If after accepting a job from the master scheduler someone logs into the machine, Condor will suspend the Condor job and will wait about 10 minutes. If after 10 minutes the machine is still being used, the job will be taken off the machine. In the Standard Universe, Condor can actually move a running program to another machine and to continue computation where it left off. This is called checkpointing. In the Vanilla universe, the job is killed, and the master scheduler will try to start the program somewhere else, but in that case it must start over from the beginning.
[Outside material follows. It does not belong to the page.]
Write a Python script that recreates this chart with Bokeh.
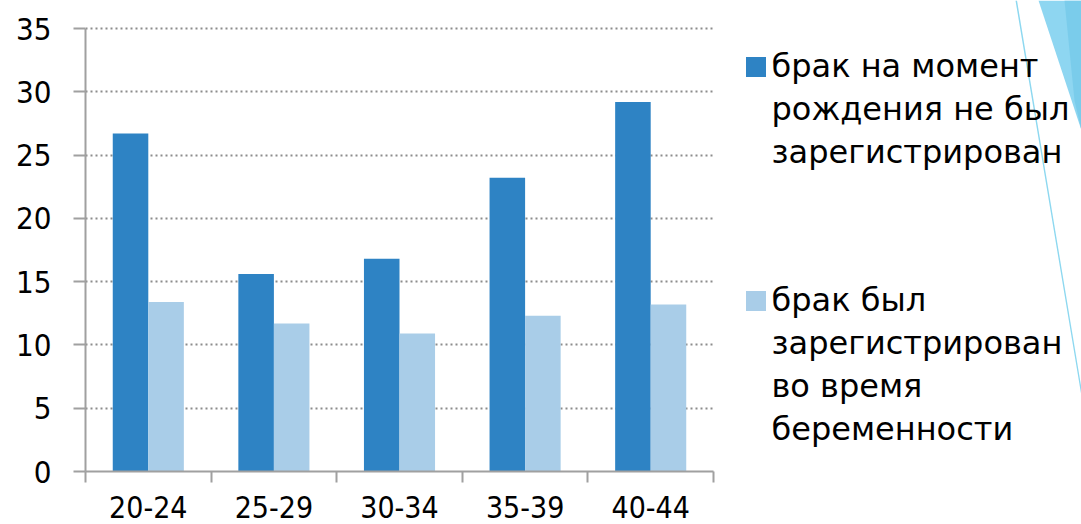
import numpy as np
from bokeh.plotting import figure
from bokeh.models import (Range1d, FixedTicker, Legend, LegendItem,
                          PolyAnnotation, ColumnDataSource)
from bokeh.embed import file_html
from bokeh.resources import INLINE

# ---- data ----
categories = ["20-24", "25-29", "30-34", "35-39", "40-44"]
not_registered = [26.7, 15.6, 16.8, 23.2, 29.2]
registered_in_pregnancy = [13.4, 11.7, 10.9, 12.3, 13.2]
series_lines_1 = ["брак на момент", "рождения не был", "зарегистрирован"]
series_lines_2 = ["брак был", "зарегистрирован", "во время", "беременности"]
y_ticks = [0, 5, 10, 15, 20, 25, 30, 35]

DARK = "#2E83C4"
LIGHT = "#A9CDE8"
GRID = "#8c8c8c"
AXIS = "#a0a0a0"
FONT = "DejaVu Sans"
TICK_FONT = "DejaVu Sans Condensed"

n = len(categories)
y_max = y_ticks[-1]
centers = np.arange(n) + 0.5
bar_w = 0.283

# the frame spans the whole canvas so the legend and the theme shapes are not clipped;
# the axes are bounded to the data part
x_end = n * (1081 - 85) / (713 - 85)
y_end = y_max * 471 / (471 - 28)

src = ColumnDataSource(dict(
    x1=centers - bar_w / 2,
    x2=centers + bar_w / 2,
    a=not_registered,
    b=registered_in_pregnancy,
))

p = figure(width=1081, height=524, output_backend="svg", toolbar_location=None,
           x_range=Range1d(0, x_end), y_range=Range1d(0, y_end),
           min_border_left=85, min_border_right=0,
           min_border_top=0, min_border_bottom=53)
p.outline_line_color = None
p.background_fill_color = "white"
p.border_fill_color = "white"

r1 = p.vbar(x="x1", top="a", width=bar_w, source=src, fill_color=DARK, line_color=None)
r2 = p.vbar(x="x2", top="b", width=bar_w, source=src, fill_color=LIGHT, line_color=None)

# grid
p.xgrid.grid_line_color = None
p.ygrid.grid_line_color = GRID
p.ygrid.grid_line_dash = "2 3"
p.ygrid.grid_line_width = 2
p.ygrid.ticker = FixedTicker(ticks=y_ticks[1:])
p.ygrid.cross_bounds = (0, n)
p.ygrid.level = "underlay"

# y axis
p.yaxis.ticker = FixedTicker(ticks=y_ticks)
p.yaxis.bounds = (0, y_max)
p.yaxis.axis_line_color = AXIS
p.yaxis.axis_line_width = 2
p.yaxis.major_tick_line_color = AXIS
p.yaxis.major_tick_line_width = 2
p.yaxis.major_tick_in = 0
p.yaxis.major_tick_out = 12
p.yaxis.minor_tick_line_color = None
p.yaxis.major_label_standoff = 22
p.yaxis.major_label_text_font = TICK_FONT
p.yaxis.major_label_text_font_size = "31px"
p.yaxis.major_label_text_color = "black"

# x axis: labels at the centres, tick marks at the category boundaries
p.xaxis.ticker = FixedTicker(ticks=list(centers), minor_ticks=list(range(n + 1)))
p.xaxis.bounds = (0, n)
p.xaxis.major_label_overrides = {float(c): lab for c, lab in zip(centers, categories)}
p.xaxis.axis_line_color = AXIS
p.xaxis.axis_line_width = 2
p.xaxis.major_tick_line_color = None
p.xaxis.major_tick_in = 0
p.xaxis.major_tick_out = 0
p.xaxis.minor_tick_line_color = AXIS
p.xaxis.minor_tick_line_width = 2
p.xaxis.minor_tick_in = 0
p.xaxis.minor_tick_out = 11
p.xaxis.major_label_standoff = 13
p.xaxis.major_label_text_font = TICK_FONT
p.xaxis.major_label_text_font_size = "30px"
p.xaxis.major_label_text_color = "black"


# legends: one per series, one item per text line, the swatch on the first line
def make_legend(lines, renderer, loc):
    items = [LegendItem(label=lines[0], renderers=[renderer])]
    items += [LegendItem(label=t, renderers=[]) for t in lines[1:]]
    return Legend(items=items, location=loc, margin=0, padding=0, spacing=5,
                  glyph_width=25, glyph_height=25, label_standoff=4,
                  border_line_color=None, background_fill_alpha=0,
                  label_text_font=FONT, label_text_font_size="32px",
                  label_text_color="black")


p.add_layout(make_legend(series_lines_1, r1, (657.5, 300)), "center")
p.add_layout(make_legend(series_lines_2, r2, (657.5, 23)), "center")

# decoration (theme shapes at the top right)
p.add_layout(PolyAnnotation(xs=[1038, 1081, 1081], ys=[0, 0, 130],
                            xs_units="canvas", ys_units="canvas",
                            fill_color="#8ED6F1", fill_alpha=1, line_color=None))
p.add_layout(PolyAnnotation(xs=[1064, 1081, 1081, 1074], ys=[0, 0, 130, 100],
                            xs_units="canvas", ys_units="canvas",
                            fill_color="#7ACCEB", fill_alpha=1, line_color=None))
p.add_layout(PolyAnnotation(xs=[1015, 1016.5, 1081, 1081], ys=[0, 0, 388, 396],
                            xs_units="canvas", ys_units="canvas",
                            fill_color="#8DD8F0", fill_alpha=1, line_color=None))

open("out.html", "w").write(file_html(p, INLINE))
If you’re the person who logs into a machine where a Condor job is running and decide to run top you’ll see something like this:

last pid: 23470;  load averages:  1.11,  0.83,  0.82                   14:16:49
32 processes:  30 sleeping, 1 running, 1 on cpu
CPU states:     % idle,     % user,     % kernel,     % iowait,     % swap
Memory: 256M real, 98M free, 12M swap in use, 238M swap free

21463 annis      1 -10    5 2784K 1768K stop    78:49 89.67% condor_exec.5.5
23447 root       1  33    0 1968K 1720K sleep   0:01  4.39% sshd
23470 annis      1   0    0 1512K 1352K cpu     0:00  1.26% top
23450 annis      1  20    0 1624K 1224K sleep   0:00  0.58% ksh
19613 root       1  33    0 4200K 3088K sleep   4:50  0.08% condor_startd
19612 root       1  33    0 4048K 2608K sleep   2:51  0.01% condor_master

Notice that although top still shows the Condor job as using the most CPU, the load will start going down, and will drop to normal in about five minutes. Also notice that the STATE field indicates that the Condor job is stopped and while it has accumulated a lot of CPU time, it will not use any more until you log off and it will be moved off after about 10 minutes.

Finally, Condor does a good job of making fair use of resources. If only a few machines are free to accept jobs, and you submit 5 jobs, and some other user submits, say, 70, your jobs will run at a much higher priority than the other user’s jobs. So, the more jobs you have in the Condor queue, the lower the priority of all of them. This prevents situations where someone submits 100s of jobs on Monday and locks out everyone else for the week.